Exercise prompt: In the data below, locate each line with the word "chart" and list it.

Provided records:
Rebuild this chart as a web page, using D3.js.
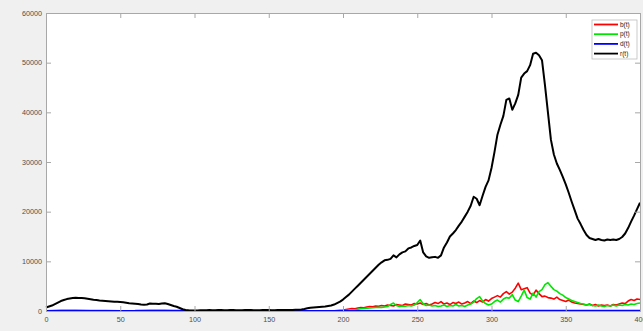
<!DOCTYPE html>
<html>
<head>
<meta charset="utf-8">
<script src="https://cdn.jsdelivr.net/npm/d3@7"></script>
<style>
  html, body { margin: 0; padding: 0; background: #f0f0f0; }
  svg { display: block; font-family: "Liberation Sans", Arial, sans-serif; }
</style>
</head>
<body>
<svg id="chart" width="643" height="331"></svg>
<script>
// r(t), sampled every 2 days from t = 0 to 400
const rValues = [
  700, 900, 1100, 1400, 1700, 2000, 2200, 2400, 2500, 2600,
  2650, 2600, 2600, 2550, 2450, 2350, 2250, 2200, 2100, 2050,
  2000, 1950, 1900, 1850, 1850, 1800, 1750, 1650, 1550, 1500,
  1450, 1400, 1300, 1250, 1300, 1500, 1450, 1450, 1400, 1500,
  1550, 1400, 1200, 1000, 850, 600, 350, 200, 150, 120,
  100, 120, 150, 130, 160, 180, 150, 170, 200, 190,
  160, 150, 180, 200, 170, 150, 160, 190, 210, 180,
  160, 150, 170, 190, 200, 180, 170, 160, 180, 200,
  220, 210, 190, 200, 230, 250, 300, 400, 550, 650,
  700, 750, 800, 850, 900, 1000, 1100, 1300, 1600, 1900,
  2300, 2800, 3300, 3900, 4500, 5100, 5700, 6300, 6900, 7500,
  8100, 8700, 9300, 9800, 10200, 10300, 10500, 11200, 10800, 11400,
  11800, 12000, 12600, 12800, 13100, 13300, 14200, 11800, 11000, 10700,
  10800, 10900, 10700, 11200, 12800, 13800, 15000, 15600, 16300, 17200,
  18000, 19000, 20000, 21200, 23000, 22600, 21300, 23200, 25000, 26300,
  28800, 32000, 35500, 37500, 39300, 42500, 42800, 40500, 41800, 43500,
  47000, 47800, 48300, 49500, 51800, 52000, 51500, 50500, 45500, 40000,
  34500, 31500, 29700, 28400, 27000, 25500, 23800, 22000, 20300, 18600,
  17500, 16300, 15300, 14700, 14500, 14300, 14500, 14300, 14200, 14400,
  14300, 14400, 14300, 14500, 14900, 15600, 16700, 18000, 19200, 20500,
  21800
];

// b(t), p(t), d(t) before the outbreak: sparse samples
const earlyDays = [0, 10, 20, 30, 40, 50, 60, 70, 80, 90, 100, 120, 140, 160, 180, 194];
const bEarly = [60, 120, 150, 90, 80, 60, 70, 150, 120, 60, 30, 20, 20, 30, 40, 60];
const pEarly = [30, 50, 60, 50, 40, 40, 30, 50, 40, 120, 40, 20, 10, 20, 10, 0];
const dEarly = [10, 20, 20, 20, 20, 10, 10, 20, 20, 20, 10, 10, 10, 10, 10, 10];

// b(t), p(t), d(t) from t = 196 to 400, every 2 days
const bLate = [
  100, 150, 200, 300, 400, 500, 450, 600, 700, 650,
  800, 900, 850, 1000, 950, 1100, 1000, 1200, 1100, 1000,
  1300, 1200, 1100, 1400, 1300, 1200, 1500, 1400, 1600, 1300,
  1500, 1200, 1400, 1700, 1500, 1900, 1400, 1600, 1300, 1700,
  1500, 1800, 1400, 1600, 1900, 1500, 2000, 1700, 2100, 1800,
  2300, 2000, 2500, 2800, 3100, 2800, 3500, 3900, 3400, 3800,
  4600, 5600, 4300, 4500, 4700, 3600, 3200, 4200, 3500, 2900,
  3000, 2700, 2600, 2400, 2800, 2300, 2100, 1900, 2200, 1800,
  1600, 1500, 1400, 1300, 1200, 1400, 1100, 1300, 1000, 1200,
  1100, 1200, 1000, 1300, 1200, 1400, 1600, 1500, 2000, 2300,
  2100, 2400, 2300
];
const pLate = [
  0, 0, 50, 100, 150, 200, 250, 350, 450, 500,
  550, 600, 650, 700, 750, 700, 800, 900, 1300, 1600,
  1100, 900, 1000, 950, 1100, 1000, 1200, 1700, 2300, 1400,
  1100, 1200, 1000, 1100, 900, 1000, 1200, 900, 1100, 1000,
  1300, 1000, 1100, 900, 1200, 1400, 1800, 2500, 2900, 2000,
  1500, 1200, 1400, 1900, 2200, 1800, 2400, 2700, 2600, 3300,
  2200, 1900, 3000, 4200, 2700, 2400, 3600, 2800, 3900, 4300,
  5300, 5700, 5000, 4300, 4000, 3500, 3200, 2700, 2400, 2100,
  1900, 1700, 1500, 1400, 1200, 1300, 1100, 1000, 1200, 1000,
  900, 1100, 1000, 1200, 1000, 1200, 1100, 1300, 1200, 1400,
  1300, 1500, 1600
];
const dLate = [
  10, 10, 10, 20, 20, 20, 20, 30, 30, 30,
  30, 30, 40, 40, 40, 40, 40, 40, 50, 50,
  50, 50, 50, 50, 50, 50, 50, 60, 60, 50,
  50, 50, 50, 50, 50, 50, 50, 50, 50, 50,
  50, 50, 50, 50, 50, 50, 60, 60, 60, 60,
  60, 60, 60, 70, 70, 70, 70, 80, 80, 80,
  80, 90, 90, 90, 90, 80, 80, 90, 90, 80,
  80, 80, 80, 70, 70, 70, 70, 60, 60, 60,
  60, 50, 50, 50, 50, 50, 50, 50, 50, 50,
  50, 50, 50, 50, 50, 50, 50, 50, 60, 60,
  60, 60, 60
];

const xTicks = [0, 50, 100, 150, 200, 250, 300, 350, 400];
const yTicks = [0, 10000, 20000, 30000, 40000, 50000, 60000];
const seriesNames = ["b(t)", "p(t)", "d(t)", "r(t)"];
const seriesColors = ["#ff0000", "#00e600", "#0000ff", "#000000"];

const rDays = d3.range(0, 401, 2);
const lateDays = d3.range(196, 401, 2);

const svg = d3.select("#chart");
const margin = { left: 46, right: 3, top: 13, bottom: 20 };
const W = 643, H = 331;
const x = d3.scaleLinear().domain([0, 400]).range([margin.left, W - margin.right]);
const y = d3.scaleLinear().domain([0, 60000]).range([H - margin.bottom, margin.top]);

// plot area
svg.append("rect")
  .attr("x", x(0)).attr("y", y(60000))
  .attr("width", x(400) - x(0)).attr("height", y(0) - y(60000))
  .attr("fill", "#ffffff");

const zip = (ds, vs) => ds.map((d, i) => [d, vs[i]]);
const series = [
  zip(earlyDays, bEarly).concat(zip(lateDays, bLate)),
  zip(earlyDays, pEarly).concat(zip(lateDays, pLate)),
  zip(earlyDays, dEarly).concat(zip(lateDays, dLate)),
  zip(rDays, rValues)
];

const line = d3.line().x(d => x(d[0])).y(d => y(d[1]));
const widths = [1.6, 1.6, 1.8, 2];
series.forEach((s, i) => {
  svg.append("path")
    .datum(s)
    .attr("fill", "none")
    .attr("stroke", seriesColors[i])
    .attr("stroke-width", widths[i])
    .attr("stroke-linejoin", "round")
    .attr("d", line);
});

// axes in a box with inward ticks on every side
const axisColor = "#a8a8a8";
const labelColor = "#4d4d4d";
function styleAxis(g) {
  g.select(".domain").attr("stroke", axisColor);
  g.selectAll(".tick line").attr("stroke", axisColor);
  g.selectAll(".tick text").attr("fill", labelColor).attr("font-size", 7.2);
}
svg.append("g").attr("transform", `translate(0,${y(0)})`)
  .call(d3.axisBottom(x).tickValues(xTicks).tickSize(-5).tickPadding(6).tickFormat(d3.format("d")))
  .call(styleAxis);
svg.append("g").attr("transform", `translate(0,${y(60000)})`)
  .call(d3.axisTop(x).tickValues(xTicks).tickSize(-5).tickFormat(""))
  .call(styleAxis);
svg.append("g").attr("transform", `translate(${x(0)},0)`)
  .call(d3.axisLeft(y).tickValues(yTicks).tickSize(-5).tickPadding(4).tickFormat(d3.format("d")))
  .call(styleAxis);
svg.append("g").attr("transform", `translate(${x(400)},0)`)
  .call(d3.axisRight(y).tickValues(yTicks).tickSize(-5).tickFormat(""))
  .call(styleAxis);

// legend
const lg = svg.append("g").attr("transform", "translate(592,20)");
lg.append("rect").attr("width", 45).attr("height", 39)
  .attr("fill", "#ffffff").attr("stroke", "#bdbdbd").attr("stroke-width", 0.8);
seriesNames.forEach((name, i) => {
  const yy = 4.5 + i * 9.7;
  lg.append("line").attr("x1", 2).attr("x2", 26).attr("y1", yy).attr("y2", yy)
    .attr("stroke", seriesColors[i]).attr("stroke-width", 1.8);
  lg.append("text").attr("x", 28).attr("y", yy).attr("dy", "0.35em")
    .attr("font-size", 6.5).attr("fill", "#222").text(name);
});
</script>
</body>
</html>
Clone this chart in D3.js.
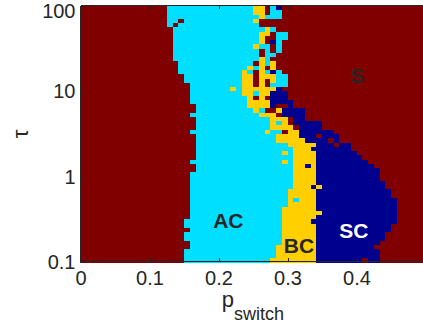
<!DOCTYPE html>
<html>
<head>
<meta charset="utf-8">
<script src="https://cdn.jsdelivr.net/npm/d3@7"></script>
<style>
  body { margin: 0; background: #fff; }
  svg { display: block; }
  text { font-family: "Liberation Sans", Arial, Helvetica, sans-serif; fill: #262626; }
</style>
</head>
<body>
<script>
// phase map: 60 columns of p_switch (0 .. 0.5) by 60 rows of tau (top row = tau 100, log spaced)
// each row is run-length coded: S = S (dark red), A = AC (cyan), B = BC (yellow), C = SC (navy)
var rows = [
  "15S 15A 2B 1S 1A 1C 25S",
  "15S 15A 2B 1S 2A 25S",
  "15S 16A 1B 3A 25S",
  "15S 2A 1S 12A 1B 29S",
  "15S 1A 1S 14A 29S",
  "16S 16A 1B 1A 26S",
  "16S 15A 2B 1S 2A 24S",
  "16S 15A 1B 2S 2A 24S",
  "16S 15A 1B 1S 1C 1A 25S",
  "16S 14A 1B 2A 1S 1A 25S",
  "16S 15A 1S 1A 1S 1A 25S",
  "16S 15A 1S 2A 26S",
  "16S 15A 1B 1A 27S",
  "17S 13A 1S 1B 1A 1B 26S",
  "17S 12A 1B 1A 1B 1S 1B 26S",
  "17S 11A 1B 1A 1S 1B 1A 1C 1A 25S",
  "18S 10A 2B 1S 3B 2A 24S",
  "18S 10A 2B 1S 1B 1S 1B 2A 24S",
  "19S 9A 2B 1S 1B 1S 3A 24S",
  "19S 7A 1B 1A 6B 1C 25S",
  "19S 9A 2B 1A 2B 3C 24S",
  "19S 10A 1B 1S 1B 1S 3C 24S",
  "19S 10A 4B 4C 23S",
  "20S 9A 4B 1C 2S 1C 23S",
  "20S 10A 1B 1A 2S 1B 4C 21S",
  "19S 12A 3B 1S 4C 21S",
  "20S 13A 3B 1S 2C 21S",
  "20S 13A 1B 1A 1B 1S 5C 18S",
  "20S 13A 4B 1S 4C 18S",
  "19S 13A 1B 2A 1S 2B 6C 16S",
  "20S 14A 4B 3C 1S 3C 15S",
  "20S 14A 5B 4C 1S 1C 15S",
  "20S 16A 5B 3C 1S 2C 13S",
  "20S 17A 3B 7C 13S",
  "20S 15A 1B 1A 4B 7C 12S",
  "20S 17A 4B 8C 11S",
  "19S 16A 1B 1A 4B 9C 10S",
  "20S 17A 2B 1C 1B 10C 9S",
  "20S 17A 4B 11C 8S",
  "19S 18A 4B 11C 8S",
  "19S 18A 4B 11C 8S",
  "19S 18A 4B 12C 7S",
  "19S 18A 3B 1C 1B 11C 7S",
  "19S 17A 5B 13C 6S",
  "19S 17A 5B 13C 6S",
  "19S 17A 1B 1A 3B 14C 5S",
  "19S 17A 5B 14C 5S",
  "19S 16A 6B 14C 5S",
  "19S 16A 7B 13C 5S",
  "19S 16A 6B 14C 5S",
  "18S 17A 5B 15C 5S",
  "18S 17A 6B 13C 6S",
  "19S 16A 6B 13C 6S",
  "18S 17A 6B 12C 7S",
  "18S 17A 6B 12C 7S",
  "19S 16A 6B 11C 8S",
  "19S 15A 7B 10C 9S",
  "18S 16A 7B 11C 8S",
  "18S 16A 7B 11C 8S",
  "18S 15A 8B 8C 1S 2C 8S"
];
var nCols = 60;

var categories = ["S", "A", "B", "C"];
var categoryColors = ["#800000", "#00dfff", "#ffcf00", "#00008f"];

var xDomain = [0, 0.5];
var yDomain = [0.1, 100];
var xTicks = [0, 0.1, 0.2, 0.3, 0.4];
var xTickLabels = ["0", "0.1", "0.2", "0.3", "0.4"];
var yTicks = [0.1, 1, 10, 100];
var yTickLabels = ["0.1", "1", "10", "100"];

// region labels, placed in data units (p, tau at baseline)
var regionNames = ["S", "AC", "BC", "SC"];
var regionP = [0.4015, 0.2142, 0.3167, 0.396];
var regionTau = [12.6, 0.25, 0.127, 0.191];
var regionFill = ["#262626", "#262626", "#262626", "#ffffff"];

var W = 423, H = 326;
var plotLeft = 80.5, plotRight = 425.5, plotTop = 6, plotBottom = 262;

var svg = d3.select("body").append("svg")
  .attr("width", W)
  .attr("height", H);

var x = d3.scaleLinear().domain(xDomain).range([plotLeft, plotRight]);
var y = d3.scaleLog().domain(yDomain).range([plotBottom, plotTop]);

var colBand = d3.scaleBand().domain(d3.range(nCols)).range([x(xDomain[0]), x(xDomain[1])]);
var rowBand = d3.scaleBand().domain(d3.range(rows.length)).range([y(yDomain[1]), y(yDomain[0])]);
var color = d3.scaleOrdinal().domain(categories).range(categoryColors);

// decode the runs into rectangles
var runs = [];
rows.forEach(function (r, i) {
  var col = 0;
  r.split(" ").forEach(function (tok) {
    var n = parseInt(tok, 10);
    var c = tok.slice(-1);
    runs.push({ row: i, start: col, len: n, cat: c });
    col += n;
  });
});

svg.append("g")
  .attr("shape-rendering", "crispEdges")
  .selectAll("rect")
  .data(runs)
  .enter().append("rect")
  .attr("x", function (d) { return colBand(d.start); })
  .attr("y", function (d) { return rowBand(d.row); })
  .attr("width", function (d) { return colBand.bandwidth() * d.len + 0.5; })
  .attr("height", rowBand.bandwidth() + 0.5)
  .attr("fill", function (d) { return color(d.cat); });

// region labels
svg.append("g").selectAll("text")
  .data(regionNames)
  .enter().append("text")
  .attr("x", function (d, i) { return x(regionP[i]); })
  .attr("y", function (d, i) { return y(regionTau[i]); })
  .attr("text-anchor", "middle")
  .style("font-size", "21px")
  .style("font-weight", "bold")
  .style("fill", function (d, i) { return regionFill[i]; })
  .text(function (d) { return d; });

// axes, box style with inward ticks
function styleAxis(g) {
  g.select(".domain").attr("stroke", "#262626").attr("shape-rendering", "crispEdges");
  g.selectAll(".tick line").attr("stroke", "#262626").attr("shape-rendering", "crispEdges");
  g.selectAll(".tick text").style("font-size", "20px").attr("fill", "#262626");
}

svg.append("g")
  .attr("transform", "translate(0," + (plotBottom - 1) + ")")
  .call(d3.axisBottom(x).tickValues(xTicks)
    .tickFormat(function (d, i) { return xTickLabels[i]; })
    .tickSizeInner(-3.5).tickSizeOuter(0).tickPadding(10))
  .call(styleAxis);

svg.append("g")
  .attr("transform", "translate(0," + (plotTop - 1) + ")")
  .call(d3.axisTop(x).tickValues(xTicks).tickFormat("")
    .tickSizeInner(-3.5).tickSizeOuter(0))
  .call(styleAxis);

var yAxis = svg.append("g")
  .attr("transform", "translate(" + (plotLeft - 0.5) + ",0)")
  .call(d3.axisLeft(y).tickValues(yTicks)
    .tickFormat(function (d, i) { return yTickLabels[i]; })
    .tickSizeInner(-3.5).tickSizeOuter(0).tickPadding(4.5))
  .call(styleAxis);
// top label sits a little below its tick, as in the original
yAxis.selectAll(".tick text").filter(function (d) { return d === 100; }).attr("y", 5);

// axis titles
var xl = svg.append("text")
  .attr("x", (plotLeft + plotRight) / 2)
  .attr("y", 306.5)
  .attr("text-anchor", "middle");
xl.append("tspan").style("font-size", "22px").text("p");
xl.append("tspan").style("font-size", "18px").attr("dy", 13.5).text("switch");

svg.append("text")
  .attr("transform", "translate(28," + ((plotTop + plotBottom) / 2) + ") rotate(-90)")
  .attr("text-anchor", "middle")
  .style("font-size", "22px")
  .text("τ");
</script>
</body>
</html>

In response:
Rebuild this chart as a web page, using D3.js.
<svg id="chart" width="643" height="331"></svg>
const svg = d3.select("#chart");
Clone this chart in D3.js.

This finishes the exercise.